DIRECTIVE
Every line below is to be copied exactly, with the pictures left out.

SOURCE DATA
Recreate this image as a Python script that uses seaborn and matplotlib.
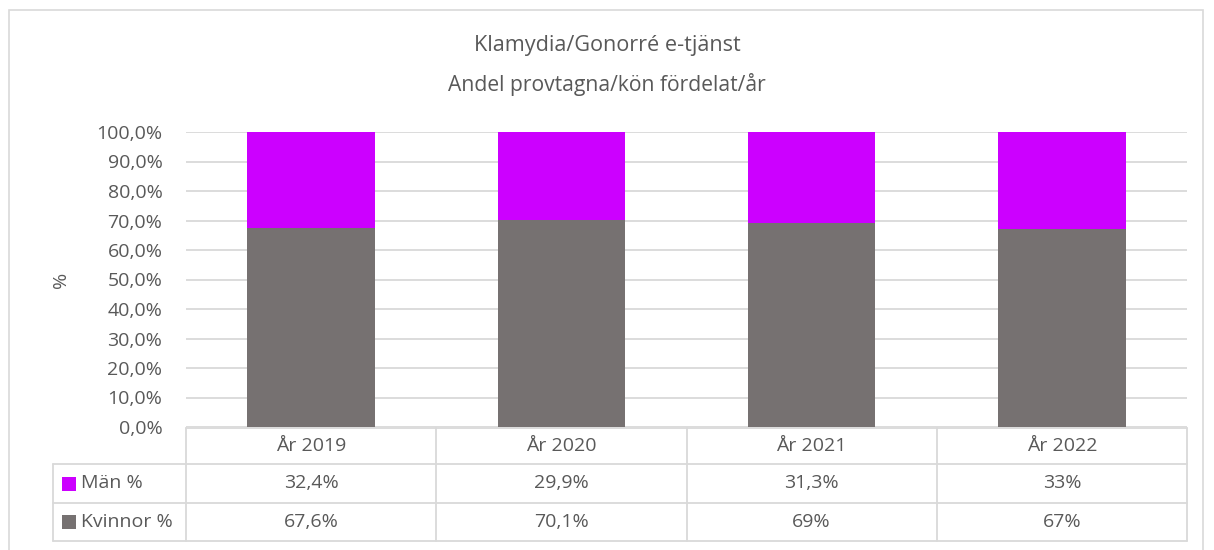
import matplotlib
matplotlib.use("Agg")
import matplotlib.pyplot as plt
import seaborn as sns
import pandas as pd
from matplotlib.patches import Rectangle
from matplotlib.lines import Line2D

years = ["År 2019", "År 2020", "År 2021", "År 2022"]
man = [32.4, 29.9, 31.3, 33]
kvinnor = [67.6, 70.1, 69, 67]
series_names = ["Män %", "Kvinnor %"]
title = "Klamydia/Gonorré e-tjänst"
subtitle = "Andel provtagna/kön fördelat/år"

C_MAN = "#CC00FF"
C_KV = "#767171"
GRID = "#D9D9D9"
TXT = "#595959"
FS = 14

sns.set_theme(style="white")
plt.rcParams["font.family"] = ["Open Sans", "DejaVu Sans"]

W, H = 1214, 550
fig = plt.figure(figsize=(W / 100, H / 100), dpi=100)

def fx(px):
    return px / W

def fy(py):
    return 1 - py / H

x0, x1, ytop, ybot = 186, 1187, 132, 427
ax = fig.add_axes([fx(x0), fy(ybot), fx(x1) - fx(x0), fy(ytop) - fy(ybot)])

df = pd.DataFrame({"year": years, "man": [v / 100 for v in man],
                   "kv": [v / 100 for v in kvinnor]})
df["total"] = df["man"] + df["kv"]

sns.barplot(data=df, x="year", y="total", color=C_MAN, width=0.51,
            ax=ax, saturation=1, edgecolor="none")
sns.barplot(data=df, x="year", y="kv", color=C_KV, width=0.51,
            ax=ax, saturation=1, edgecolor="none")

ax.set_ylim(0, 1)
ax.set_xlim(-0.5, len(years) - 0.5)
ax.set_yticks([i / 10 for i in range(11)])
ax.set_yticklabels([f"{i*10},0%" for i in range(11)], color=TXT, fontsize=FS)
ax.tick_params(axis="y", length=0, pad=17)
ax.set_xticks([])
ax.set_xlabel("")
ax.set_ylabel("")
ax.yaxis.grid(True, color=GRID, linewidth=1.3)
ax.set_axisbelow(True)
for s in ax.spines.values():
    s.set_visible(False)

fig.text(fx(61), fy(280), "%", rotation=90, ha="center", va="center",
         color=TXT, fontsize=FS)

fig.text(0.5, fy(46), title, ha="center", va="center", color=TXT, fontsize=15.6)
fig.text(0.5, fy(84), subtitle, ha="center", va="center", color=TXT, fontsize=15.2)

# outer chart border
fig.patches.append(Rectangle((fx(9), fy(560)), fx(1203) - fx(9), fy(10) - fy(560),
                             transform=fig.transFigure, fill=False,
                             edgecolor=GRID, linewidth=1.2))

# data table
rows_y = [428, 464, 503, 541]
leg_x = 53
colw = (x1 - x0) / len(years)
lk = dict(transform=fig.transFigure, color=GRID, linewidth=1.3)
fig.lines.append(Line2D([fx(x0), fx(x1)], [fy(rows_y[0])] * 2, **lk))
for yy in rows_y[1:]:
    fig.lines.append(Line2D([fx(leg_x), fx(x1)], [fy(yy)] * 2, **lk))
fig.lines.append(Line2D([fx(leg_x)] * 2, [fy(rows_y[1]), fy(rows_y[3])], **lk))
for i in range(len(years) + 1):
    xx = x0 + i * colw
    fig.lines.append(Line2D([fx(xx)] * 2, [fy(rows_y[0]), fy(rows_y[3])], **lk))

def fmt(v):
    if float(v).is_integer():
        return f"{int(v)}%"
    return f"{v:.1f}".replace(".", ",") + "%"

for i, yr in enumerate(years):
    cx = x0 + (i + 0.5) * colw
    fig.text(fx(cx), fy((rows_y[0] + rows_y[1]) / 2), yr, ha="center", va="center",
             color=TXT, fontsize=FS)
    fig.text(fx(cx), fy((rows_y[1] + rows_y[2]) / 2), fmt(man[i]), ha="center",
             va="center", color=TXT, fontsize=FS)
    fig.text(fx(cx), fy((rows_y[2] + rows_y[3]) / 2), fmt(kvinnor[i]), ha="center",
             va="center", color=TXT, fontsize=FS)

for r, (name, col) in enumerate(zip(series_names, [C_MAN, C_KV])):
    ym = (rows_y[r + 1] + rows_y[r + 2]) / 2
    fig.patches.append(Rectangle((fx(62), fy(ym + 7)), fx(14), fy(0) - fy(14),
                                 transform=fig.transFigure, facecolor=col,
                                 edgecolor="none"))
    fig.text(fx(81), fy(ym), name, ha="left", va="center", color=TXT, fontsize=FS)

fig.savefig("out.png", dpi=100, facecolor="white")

FULL ANSWER
Recreate this image as a Python script that uses seaborn and matplotlib.
import matplotlib
matplotlib.use("Agg")
import matplotlib.pyplot as plt
import seaborn as sns
import pandas as pd
from matplotlib.patches import Rectangle
from matplotlib.lines import Line2D

years = ["År 2019", "År 2020", "År 2021", "År 2022"]
man = [32.4, 29.9, 31.3, 33]
kvinnor = [67.6, 70.1, 69, 67]
series_names = ["Män %", "Kvinnor %"]
title = "Klamydia/Gonorré e-tjänst"
subtitle = "Andel provtagna/kön fördelat/år"

C_MAN = "#CC00FF"
C_KV = "#767171"
GRID = "#D9D9D9"
TXT = "#595959"
FS = 14

sns.set_theme(style="white")
plt.rcParams["font.family"] = ["Open Sans", "DejaVu Sans"]

W, H = 1214, 550
fig = plt.figure(figsize=(W / 100, H / 100), dpi=100)

def fx(px):
    return px / W

def fy(py):
    return 1 - py / H

x0, x1, ytop, ybot = 186, 1187, 132, 427
ax = fig.add_axes([fx(x0), fy(ybot), fx(x1) - fx(x0), fy(ytop) - fy(ybot)])

df = pd.DataFrame({"year": years, "man": [v / 100 for v in man],
                   "kv": [v / 100 for v in kvinnor]})
df["total"] = df["man"] + df["kv"]

sns.barplot(data=df, x="year", y="total", color=C_MAN, width=0.51,
            ax=ax, saturation=1, edgecolor="none")
sns.barplot(data=df, x="year", y="kv", color=C_KV, width=0.51,
            ax=ax, saturation=1, edgecolor="none")

ax.set_ylim(0, 1)
ax.set_xlim(-0.5, len(years) - 0.5)
ax.set_yticks([i / 10 for i in range(11)])
ax.set_yticklabels([f"{i*10},0%" for i in range(11)], color=TXT, fontsize=FS)
ax.tick_params(axis="y", length=0, pad=17)
ax.set_xticks([])
ax.set_xlabel("")
ax.set_ylabel("")
ax.yaxis.grid(True, color=GRID, linewidth=1.3)
ax.set_axisbelow(True)
for s in ax.spines.values():
    s.set_visible(False)

fig.text(fx(61), fy(280), "%", rotation=90, ha="center", va="center",
         color=TXT, fontsize=FS)

fig.text(0.5, fy(46), title, ha="center", va="center", color=TXT, fontsize=15.6)
fig.text(0.5, fy(84), subtitle, ha="center", va="center", color=TXT, fontsize=15.2)

# outer chart border
fig.patches.append(Rectangle((fx(9), fy(560)), fx(1203) - fx(9), fy(10) - fy(560),
                             transform=fig.transFigure, fill=False,
                             edgecolor=GRID, linewidth=1.2))

# data table
rows_y = [428, 464, 503, 541]
leg_x = 53
colw = (x1 - x0) / len(years)
lk = dict(transform=fig.transFigure, color=GRID, linewidth=1.3)
fig.lines.append(Line2D([fx(x0), fx(x1)], [fy(rows_y[0])] * 2, **lk))
for yy in rows_y[1:]:
    fig.lines.append(Line2D([fx(leg_x), fx(x1)], [fy(yy)] * 2, **lk))
fig.lines.append(Line2D([fx(leg_x)] * 2, [fy(rows_y[1]), fy(rows_y[3])], **lk))
for i in range(len(years) + 1):
    xx = x0 + i * colw
    fig.lines.append(Line2D([fx(xx)] * 2, [fy(rows_y[0]), fy(rows_y[3])], **lk))

def fmt(v):
    if float(v).is_integer():
        return f"{int(v)}%"
    return f"{v:.1f}".replace(".", ",") + "%"

for i, yr in enumerate(years):
    cx = x0 + (i + 0.5) * colw
    fig.text(fx(cx), fy((rows_y[0] + rows_y[1]) / 2), yr, ha="center", va="center",
             color=TXT, fontsize=FS)
    fig.text(fx(cx), fy((rows_y[1] + rows_y[2]) / 2), fmt(man[i]), ha="center",
             va="center", color=TXT, fontsize=FS)
    fig.text(fx(cx), fy((rows_y[2] + rows_y[3]) / 2), fmt(kvinnor[i]), ha="center",
             va="center", color=TXT, fontsize=FS)

for r, (name, col) in enumerate(zip(series_names, [C_MAN, C_KV])):
    ym = (rows_y[r + 1] + rows_y[r + 2]) / 2
    fig.patches.append(Rectangle((fx(62), fy(ym + 7)), fx(14), fy(0) - fy(14),
                                 transform=fig.transFigure, facecolor=col,
                                 edgecolor="none"))
    fig.text(fx(81), fy(ym), name, ha="left", va="center", color=TXT, fontsize=FS)

fig.savefig("out.png", dpi=100, facecolor="white")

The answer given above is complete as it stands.